This past week, Janet Yellen, the United States Secretary of the Treasury, wrote a letter addressing Congress about the state of our national debt. In it, she described how the Treasury would reach the national debt ceiling by October 18th, if Congress didn’t raise the debt limit.
Many of us forget that the US has only been a country for about 245 years. In that time, we’ve developed exponentially, but in comparison to other countries, we’re still quite young. If the debt ceiling is reached on October 18th, it’ll be the first time that the US defaults on its debts. It’s actually never happened before, and no one knows what the impact will be if it does. What I can say is that with the exception of one year, we’ve always had national debt. As a country, the US was in debt the second it created its nation state.
The Importance of the National Debt
When the American Revolution ended, the US was about $80 million in debt. At the time, there was a lot of debate as to whether the country should pay back what it had borrowed or start over with a clean slate. But Alexander Hamilton, a New York delegate to the Constitutional Convention in 1787, and the soon-to-be first secretary of the Treasury of the United States, argued against that.
In his point of view, the US should take on the debt caused by the American Revolution as a way to secure good credit with European allies. France had lent the US millions of dollars worth in loans to help finance the war, but although the money was given freely, it was still a sore diplomatic point. Hamilton’s solution would make it so that the US looked like a trustworthy country that would pay back its debts.
In the end, this was the best thing that could’ve happened, because by taking ownership of the debt, other countries started to trust in the US economy, supporting it through trade, which the US desperately needed since it was in a very vulnerable position, and couldn’t yet sustain itself without outside help.
The One Time We Had No National Debt
There’s only been one time in US history when we had no national debt—and that was during Andrew Jackson’s presidency. According to NPR, Andrew Jackson’s feelings towards debt in general had to do with a personal business deal gone wrong, where he had decided to make an investment and paid the price for his bad business decision by having to shoulder a lot of debt.

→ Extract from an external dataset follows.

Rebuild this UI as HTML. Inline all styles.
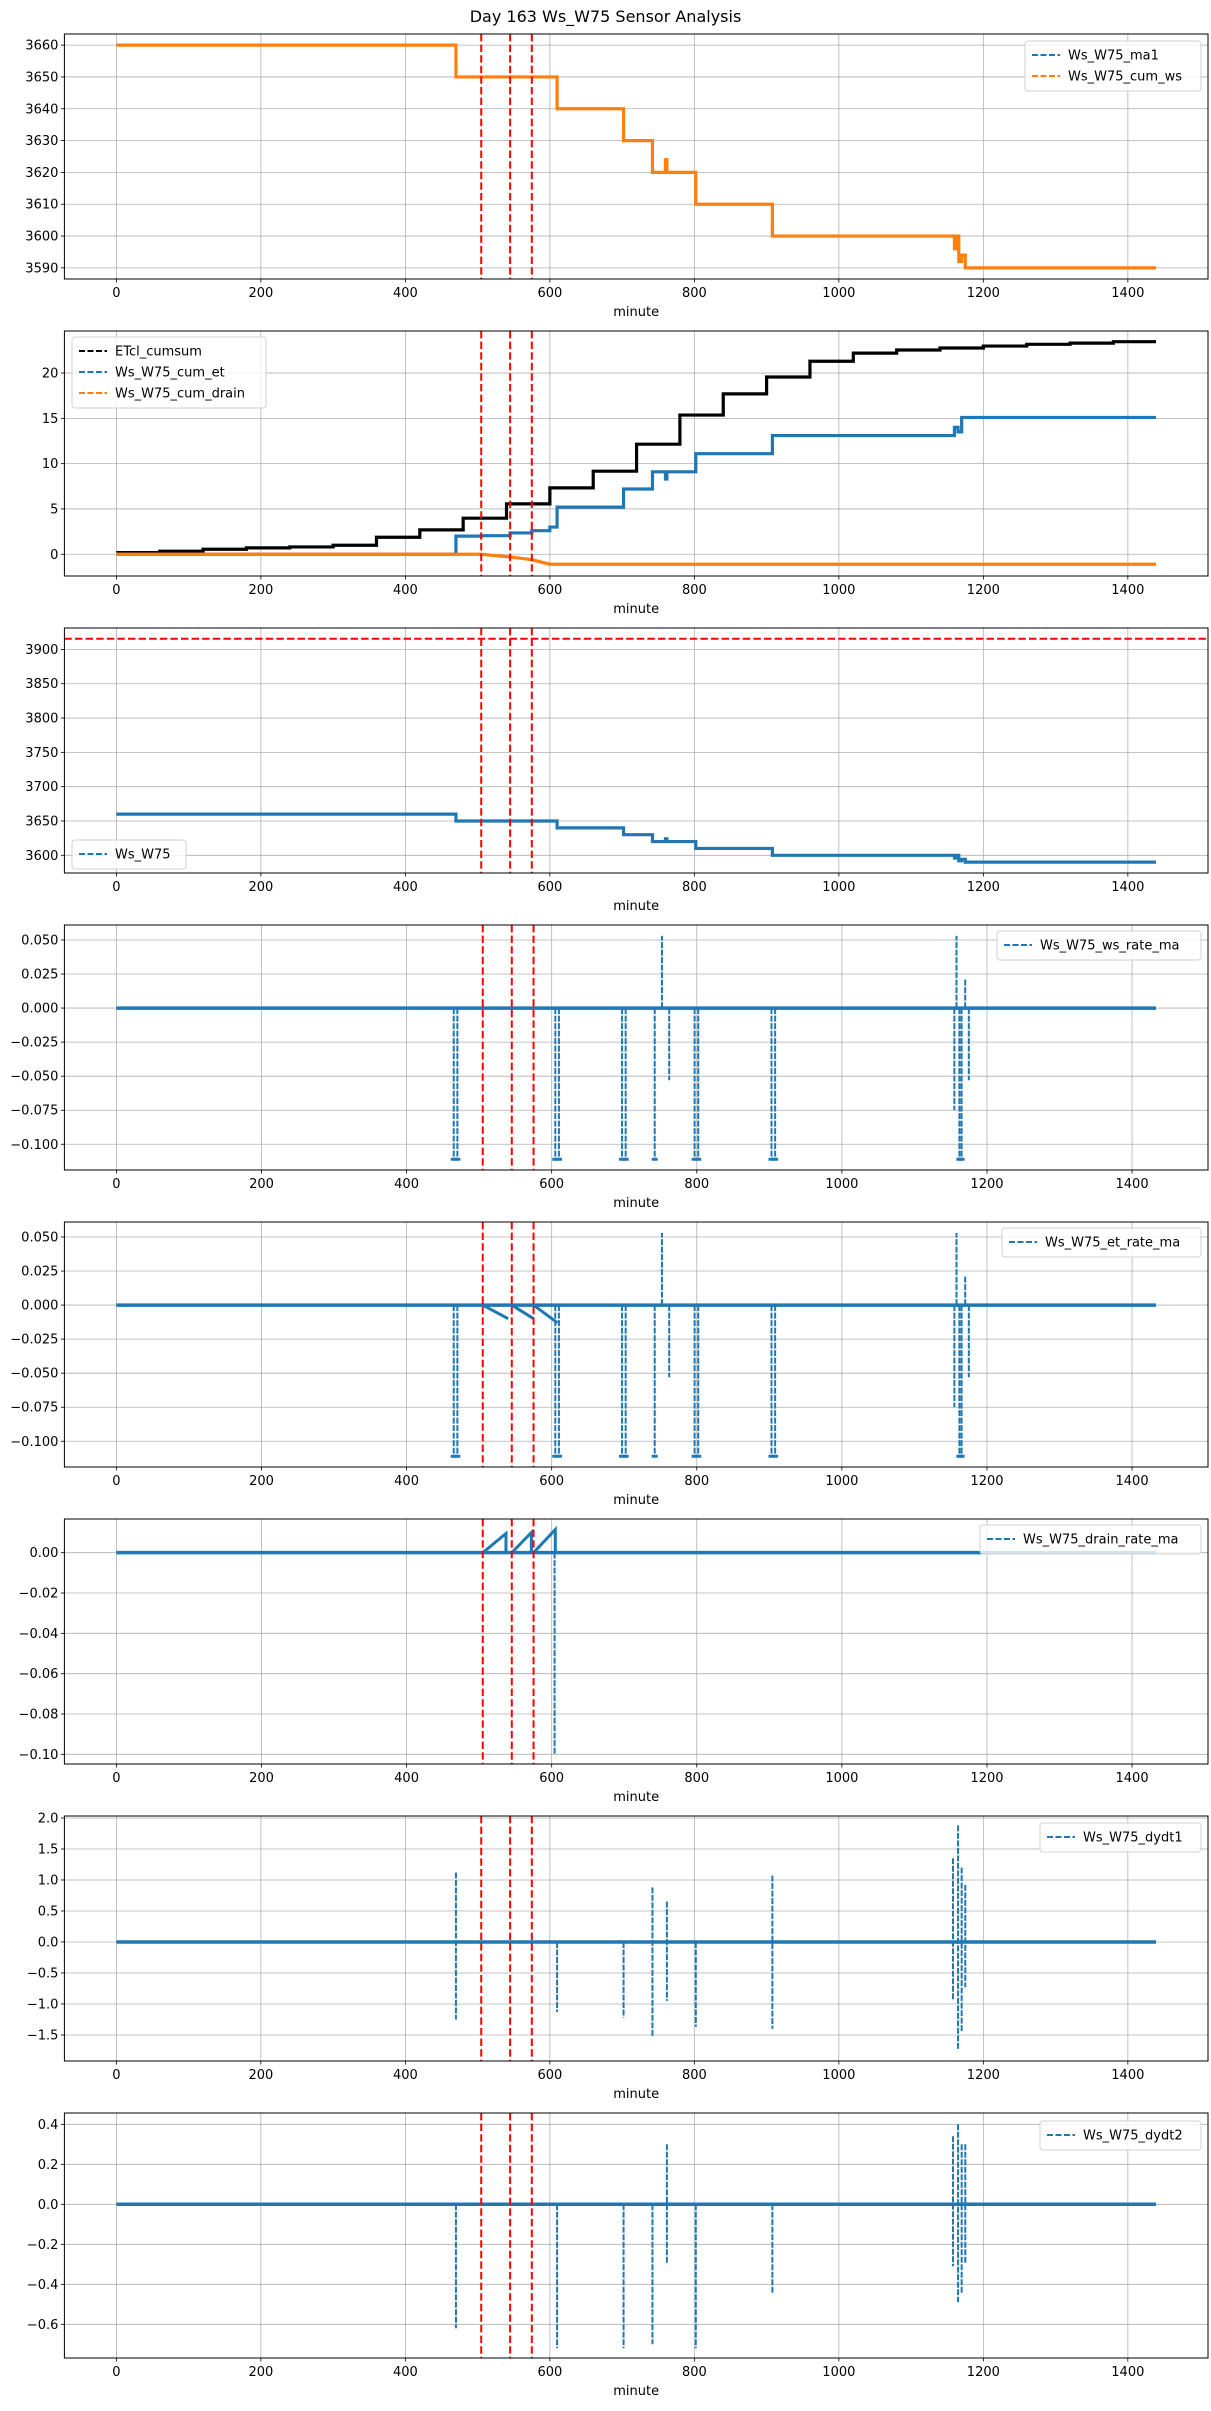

Because of his personal experience with debt, when Jackson was elected president, he took one look at the national debt and decided that he was going to get rid of it. In the next two terms, Jackson sold government land at high prices (there was a land bubble forming) to pay off the national debt. He also used his veto power left and right, making sure that there were no extra expenses. In six years, he had managed to get rid of the national debt. In fact, he ended up having a surplus on his hands. He paid out a portion of the surplus to each state, determining their portion based on each state’s population. And that was the end of that.
Or so we all thought.
Just a year after Jackson managed to pay off the country’s entire debt, the land bubble that made it possible to pay off the national debt popped, and the country sank into a six year depression.
The moral of the story is that debt is a financial instrument like any other. And no matter what happens, even if you manage to pay it all off, you’re always going to need more further down the line. There’s just no way to be able to anticipate every outcome.
In finance, you stand in your own way when you assume that all debt solutions are as clean and direct as making one lump sum payment. Debt is always an investment—we wouldn’t go into it if that weren’t the case. And the good thing about good investments, is that they give you the opportunity to make even more.
Congress’s Power of the Purse
As it stands right now, we’re in a bit of a silly situation. While Congress does hold the power of the purse, it's always tasked the Treasury with enforcing and managing the budgets Congress approves. It was actually the reason behind creating the US Treasury in the first place—Congress didn’t want to have to obsess over the details, they only wanted to make broad financial outlines.
The only catch is that the Treasury still needs to ask Congress for permission each time it’s about to spend money on something Congress has asked for. And that gives legislators time to second guess their decisions, or create unnecessary hurdles to maintaining our economy.
Partial Funding Until December
If the debt limit isn’t raised, then investing money in the US won’t be nearly as secure as it once was. Because we’ve always paid our debts (even if we continued to take on more debt), this gave investors at home and abroad complete security that their financial investment was safe.
Thankfully, there's time for the US to avoid defaulting on its debts, and Congress has already funded the government until December. Secretary of the Treasury Janet Yellen has actually called for the complete removal of the national debt limit. The US is the only country in the world that manages debt in such a strict, inflexible way, and to avoid future scares, we should rethink how we handle debt, so that money flows instead of stalls.